Please take whatever precautions are necessary to prevent this terrible disaster.
Your friend
Marty
Novelization[]
Doc Brown — On October 26, 1985, at about 1:30 a.m., you will be shot by terrorists at the Twin Pines shopping mall parking lot. Please take whatever precautions are necessary to prevent this terrible disaster.
Your friend, Marty. November 12, 1955[1]
Musical[]
Dear Dr. Brown,
On the night that I go back in time at 1:30 A.M., your radiation suit will fail and you'll fall deathly ill.
Please take whatever precautions are necessary to prevent this terrible disaster.
Your friend
Marty
Behind the scenes[]
- In the novelization, Marty marks the envelope Do not open until October 1, 1985 rather than Do not open until 1985 as seen on-screen.
- Bob Gale was surprised to get a letter from a young fan in Japan who pointed out that Marty's letter looked different in 1985 than it had in 1955. "Some people don't have enough to do, I guess," commented Gale. Basically, the letter in the first scene concludes with four lines ("Please take whatever/ precautions are necessary/ to prevent this terrible/ disaster"); when Doc taped it back together, the same sentence was on three lines, as seen in the image above.
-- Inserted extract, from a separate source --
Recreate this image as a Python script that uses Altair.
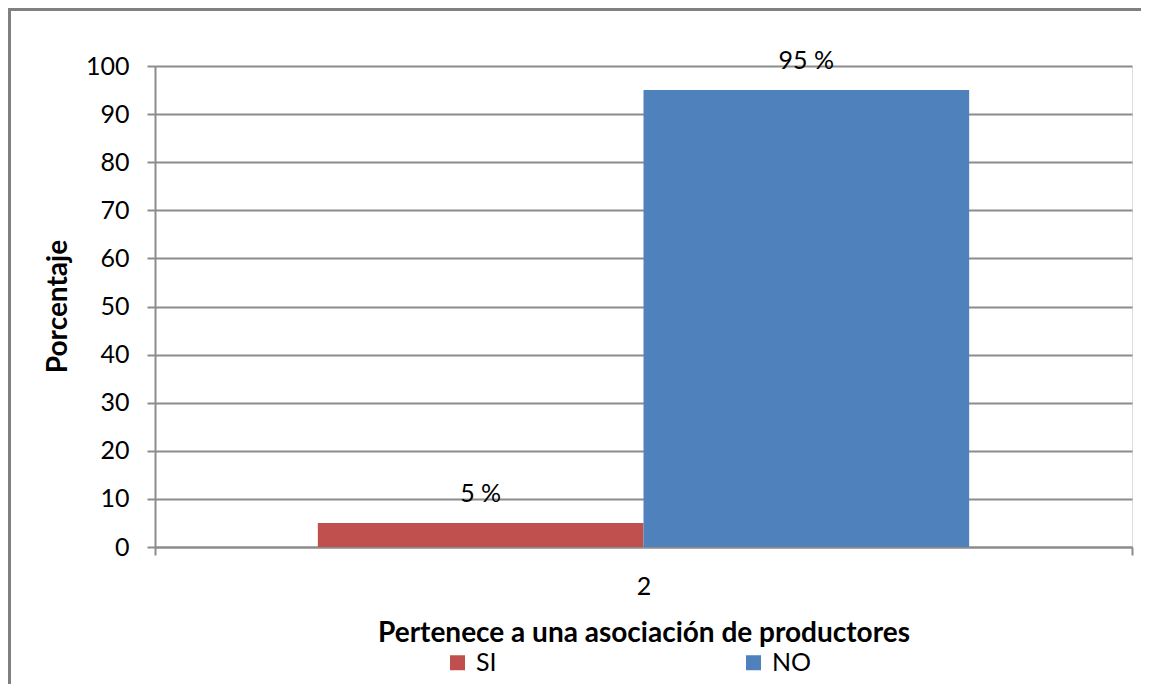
import altair as alt
import pandas as pd

categories = ["2", "2"]
series = ["SI", "NO"]
values = [5, 95]
labels = ["5 %", "95 %"]
colors = ["#C0504D", "#4F81BD"]

df = pd.DataFrame({"cat": categories, "serie": series, "valor": values, "etiqueta": labels})

FONT = "Lato"
GRID = "#8c8c8c"

x_enc = alt.X(
    "cat:N",
    title="Pertenece a una asociación de productores",
    scale=alt.Scale(paddingInner=0, paddingOuter=0),
    axis=alt.Axis(
        labelAngle=0, tickBand="extent", tickSize=8, tickWidth=2, tickColor=GRID,
        domainColor=GRID, domainWidth=2, labelFontSize=25, labelFont=FONT,
        labelColor="black", labelBaseline="alphabetic", labelPadding=39,
        titleFont=FONT, titleFontSize=28, titleFontWeight="bold", titleColor="black",
        titleBaseline="alphabetic", titleY=94, grid=False,
    ),
)
xo_enc = alt.XOffset("serie:N", sort=series, scale=alt.Scale(paddingInner=0, paddingOuter=0.5))
y_enc = alt.Y(
    "valor:Q",
    title="Porcentaje",
    scale=alt.Scale(domain=[0, 100], nice=False),
    axis=alt.Axis(
        values=list(range(0, 101, 10)), grid=True, gridColor=GRID, gridWidth=2,
        tickSize=8, tickWidth=2, tickColor=GRID, domainColor=GRID, domainWidth=2,
        labelFontSize=25, labelFont=FONT, labelColor="black", labelPadding=18,
        titleFont=FONT, titleFontSize=28, titleFontWeight="bold", titleColor="black",
        titleBaseline="alphabetic", titleX=-89, titleY=240, titleAngle=270,
    ),
)
color_enc = alt.Color(
    "serie:N",
    sort=series,
    scale=alt.Scale(domain=series, range=colors),
    legend=alt.Legend(
        title=None, orient="none", direction="horizontal", legendX=290, legendY=584,
        symbolType="square", symbolSize=225, symbolStrokeWidth=0, symbolOpacity=1,
        labelFont=FONT, labelFontSize=25, labelColor="black", labelOffset=6,
        columnPadding=244, padding=0,
    ),
)

bars = alt.Chart(df).mark_bar(opacity=1).encode(x=x_enc, xOffset=xo_enc, y=y_enc, color=color_enc)
text = alt.Chart(df).mark_text(
    font=FONT, fontSize=25, color="black", baseline="alphabetic", dy=-21
).encode(x=x_enc, xOffset=xo_enc, y=y_enc, text="etiqueta:N")

frame_df = pd.DataFrame({"k": [0]})
frame_top = alt.Chart(frame_df).mark_rule(color="#808080", strokeWidth=3, clip=False).encode(
    x=alt.value(-147), x2=alt.value(1000), y=alt.value(-56.5), y2=alt.value(-56.5)
)
frame_left = alt.Chart(frame_df).mark_rule(color="#808080", strokeWidth=3, clip=False).encode(
    x=alt.value(-145.5), x2=alt.value(-145.5), y=alt.value(-58), y2=alt.value(700)
)

chart = alt.layer(frame_top, frame_left, bars, text).properties(
    width=977, height=481,
    autosize=alt.AutoSizeParams(type="none"),
    padding={"left": 147, "top": 58, "right": 9, "bottom": 137},
).configure_view(stroke=None).configure(background="white")

chart.save("out.html", embed_options={"renderer": "svg", "actions": False})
Like the DeLorean odometer, the McFly family candy jar, and the flaps on the shirt pockets, the letter is one of the continuity errors that fans of the films enjoy spotting.
- After 2001, in light of the 9/11 terrorist attack on the Twin Towers in New York, whenever Back to the Future was shown on television, the scene in which Marty is reading his letter was sometimes edited so that he says, "Dear Dr. Brown, on the night I go back in time you'll be shot. Please, please take whatever..." (The words "by terrorists" were redubbed with "please" and were digitally erased from the letter when it was shown on-screen in close-up.)
- In LEGO Dimensions, Marty puts a shopping list on Doc's fridge instead.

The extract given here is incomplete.